Sunday, May 23, 2010

On "Free"ways and Interstates

A recent reader comment regarding air travel and its subsides and true costs got me thinking about the Interstate Highway System.  The 34th president, Dwight D. Eisenhower, championed the creation of a country-wide system of interconnected multi-lane highways for cars and trucks to get around the country with ease and speed in the mid nineteen fifties, at the height of the car culture boom. 

I have traveled across the country a few times and primarily used these highways as a means of travel.  It is slick.  Fast, strait, bizarrely safe, and seemingly efficient.  But this idea of true costs brings up some points I will address here.

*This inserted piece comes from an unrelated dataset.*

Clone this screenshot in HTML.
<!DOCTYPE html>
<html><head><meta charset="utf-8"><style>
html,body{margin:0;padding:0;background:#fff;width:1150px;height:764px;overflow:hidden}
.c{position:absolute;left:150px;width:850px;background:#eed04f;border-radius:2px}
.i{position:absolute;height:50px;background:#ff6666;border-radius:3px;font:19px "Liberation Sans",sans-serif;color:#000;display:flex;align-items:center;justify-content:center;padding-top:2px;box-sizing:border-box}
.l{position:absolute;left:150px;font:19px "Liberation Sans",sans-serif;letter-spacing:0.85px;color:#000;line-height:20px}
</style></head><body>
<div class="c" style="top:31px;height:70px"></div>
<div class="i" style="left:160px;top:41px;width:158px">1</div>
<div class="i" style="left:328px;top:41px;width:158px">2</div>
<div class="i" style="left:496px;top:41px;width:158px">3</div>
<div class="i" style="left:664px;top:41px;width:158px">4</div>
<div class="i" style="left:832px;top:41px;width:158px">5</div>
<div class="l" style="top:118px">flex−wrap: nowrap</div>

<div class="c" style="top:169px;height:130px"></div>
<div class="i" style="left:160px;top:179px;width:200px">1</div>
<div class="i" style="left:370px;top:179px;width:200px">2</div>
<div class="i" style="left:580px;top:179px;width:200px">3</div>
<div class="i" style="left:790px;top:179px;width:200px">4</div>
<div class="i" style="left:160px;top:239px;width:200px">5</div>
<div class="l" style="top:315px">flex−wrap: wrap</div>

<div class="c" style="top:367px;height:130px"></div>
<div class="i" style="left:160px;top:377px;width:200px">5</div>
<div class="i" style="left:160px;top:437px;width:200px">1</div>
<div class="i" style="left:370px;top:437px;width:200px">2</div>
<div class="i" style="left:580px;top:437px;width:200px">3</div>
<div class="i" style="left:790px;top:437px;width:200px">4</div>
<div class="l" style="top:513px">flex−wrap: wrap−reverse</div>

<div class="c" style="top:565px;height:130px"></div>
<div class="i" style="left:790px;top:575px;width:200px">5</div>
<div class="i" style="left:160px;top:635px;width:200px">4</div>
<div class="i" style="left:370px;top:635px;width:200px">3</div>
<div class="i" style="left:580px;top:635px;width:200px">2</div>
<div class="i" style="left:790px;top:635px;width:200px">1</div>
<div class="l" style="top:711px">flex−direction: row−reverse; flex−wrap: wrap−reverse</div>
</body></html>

First of all, from a property rights perspective, the creation of this system was atrocious.  Quite a bit of private land was essentially stolen from the owners through the use of Eminent Domain. This is where the government decides that your property is worth more to the group than it is to you, whether it be productive farmland or pristine swampland.

Secondly, and most importantly as far as I am concerned, is the fact that we have essentially subsidized the long haul trucking and oil industry with these highways, which are still federally and state funded.  As a result of these "free" highways, it is more economically efficient for businesses to ship goods with tractor trailer trucks instead of trains.  Trains are astronomically more efficient in terms of energy consumption than individual trucks are at moving tons of material over long distances.  So, instead of letting the market figure out the most efficient way to move goods, the government did, and in doing so, has essentially given trillions of dollars to both the trucking industry and the more insidious oil industry.

Of course it is in the favor of "big oil" to have a system that uses a lot more oil, like big rig trucks, than one that does not, like trains.  I think this is just another example of corporatist government interventions into the decisions of the market which have resulted in the hiding of countless "true costs."